Exercise aim: Emit the data below verbatim, stripping out any pictures.

Data excerpt:
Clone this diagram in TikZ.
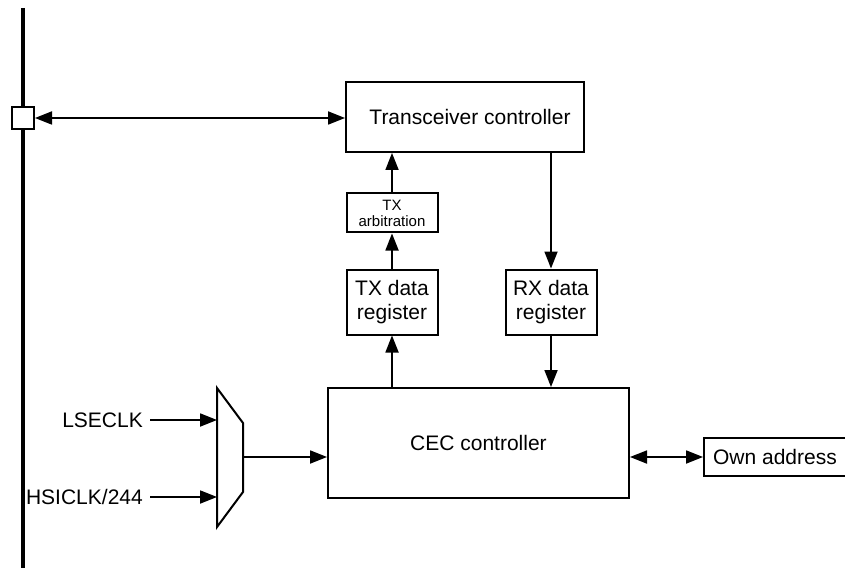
\documentclass[tikz,border=0pt]{standalone}
\usepackage{fontspec}
\setmainfont{Liberation Sans}
\usetikzlibrary{arrows.meta}
\begin{document}
\begin{tikzpicture}[x=1pt,y=-1pt,
  blk/.style={draw,line width=2pt,inner sep=0pt,font=\fontsize{21}{24}\selectfont,align=center},
  con/.style={line width=1.8pt,-{Triangle[length=17pt,width=13pt]}},
  bicon/.style={line width=1.8pt,{Triangle[length=17pt,width=13pt]}-{Triangle[length=17pt,width=13pt]}},
  lbl/.style={font=\fontsize{21}{24}\selectfont,inner sep=0pt,anchor=east}]
\useasboundingbox (0,0) rectangle (845,569);
% bus line
\draw[line width=4pt] (23,8) coordinate (bustop) -- (23,568) coordinate (busbot);
\node[draw,line width=2pt,fill=white,minimum size=22pt,inner sep=0pt] (pin) at (23,118) {};
% boxes
\node[blk,minimum width=238pt,minimum height=70pt] (trx) at (465,117) {\hspace*{10pt}Transceiver controller};
\node[blk,minimum width=91pt,minimum height=39pt,font=\fontsize{15}{16}\selectfont] (arb) at (392,213) {TX\\arbitration};
\node[blk,minimum width=91pt,minimum height=65pt] (txd) at (392,302) {TX data\\register};
\node[blk,minimum width=91pt,minimum height=65pt] (rxd) at (551,302) {RX data\\register};
\node[blk,minimum width=301pt,minimum height=110pt] (cec) at (478.5,443) {CEC controller};
\node[blk,minimum width=142pt,minimum height=38pt,anchor=west] (own) at (703,457) {Own address};
% mux
\draw[line width=2pt] (217,388) coordinate (mtl) -- (243,423) -- (243,492) -- (217,527) coordinate (mbl) -- cycle;
\coordinate (mout) at (243,457);
\coordinate (min1) at (217,420);
\coordinate (min2) at (217,497);
% labels
\node[lbl] (lse) at (143,420) {LSECLK};
\node[lbl] (hsi) at (143,497) {HSICLK/244};
% connectors
\draw[bicon] (pin.east) -- (trx.west |- pin.east);
\draw[con] (arb.north) -- (trx.south -| arb.north);
\draw[con] (txd.north) -- (arb.south);
\draw[con] (trx.south -| rxd.north) -- (rxd.north);
\draw[con] (cec.north -| txd.south) -- (txd.south);
\draw[con] (rxd.south) -- (cec.north -| rxd.south);
\draw[con] (mout) -- (cec.west |- mout);
\draw[con] ([xshift=7pt]lse.east) -- (min1);
\draw[con] ([xshift=7pt]hsi.east) -- (min2);
\draw[bicon] (cec.east |- own.west) -- (own.west);
\end{tikzpicture}
\end{document}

Right answer:
Clone this diagram in TikZ.
\documentclass[tikz,border=0pt]{standalone}
\usepackage{fontspec}
\setmainfont{Liberation Sans}
\usetikzlibrary{arrows.meta}
\begin{document}
\begin{tikzpicture}[x=1pt,y=-1pt,
  blk/.style={draw,line width=2pt,inner sep=0pt,font=\fontsize{21}{24}\selectfont,align=center},
  con/.style={line width=1.8pt,-{Triangle[length=17pt,width=13pt]}},
  bicon/.style={line width=1.8pt,{Triangle[length=17pt,width=13pt]}-{Triangle[length=17pt,width=13pt]}},
  lbl/.style={font=\fontsize{21}{24}\selectfont,inner sep=0pt,anchor=east}]
\useasboundingbox (0,0) rectangle (845,569);
% bus line
\draw[line width=4pt] (23,8) coordinate (bustop) -- (23,568) coordinate (busbot);
\node[draw,line width=2pt,fill=white,minimum size=22pt,inner sep=0pt] (pin) at (23,118) {};
% boxes
\node[blk,minimum width=238pt,minimum height=70pt] (trx) at (465,117) {\hspace*{10pt}Transceiver controller};
\node[blk,minimum width=91pt,minimum height=39pt,font=\fontsize{15}{16}\selectfont] (arb) at (392,213) {TX\\arbitration};
\node[blk,minimum width=91pt,minimum height=65pt] (txd) at (392,302) {TX data\\register};
\node[blk,minimum width=91pt,minimum height=65pt] (rxd) at (551,302) {RX data\\register};
\node[blk,minimum width=301pt,minimum height=110pt] (cec) at (478.5,443) {CEC controller};
\node[blk,minimum width=142pt,minimum height=38pt,anchor=west] (own) at (703,457) {Own address};
% mux
\draw[line width=2pt] (217,388) coordinate (mtl) -- (243,423) -- (243,492) -- (217,527) coordinate (mbl) -- cycle;
\coordinate (mout) at (243,457);
\coordinate (min1) at (217,420);
\coordinate (min2) at (217,497);
% labels
\node[lbl] (lse) at (143,420) {LSECLK};
\node[lbl] (hsi) at (143,497) {HSICLK/244};
% connectors
\draw[bicon] (pin.east) -- (trx.west |- pin.east);
\draw[con] (arb.north) -- (trx.south -| arb.north);
\draw[con] (txd.north) -- (arb.south);
\draw[con] (trx.south -| rxd.north) -- (rxd.north);
\draw[con] (cec.north -| txd.south) -- (txd.south);
\draw[con] (rxd.south) -- (cec.north -| rxd.south);
\draw[con] (mout) -- (cec.west |- mout);
\draw[con] ([xshift=7pt]lse.east) -- (min1);
\draw[con] ([xshift=7pt]hsi.east) -- (min2);
\draw[bicon] (cec.east |- own.west) -- (own.west);
\end{tikzpicture}
\end{document}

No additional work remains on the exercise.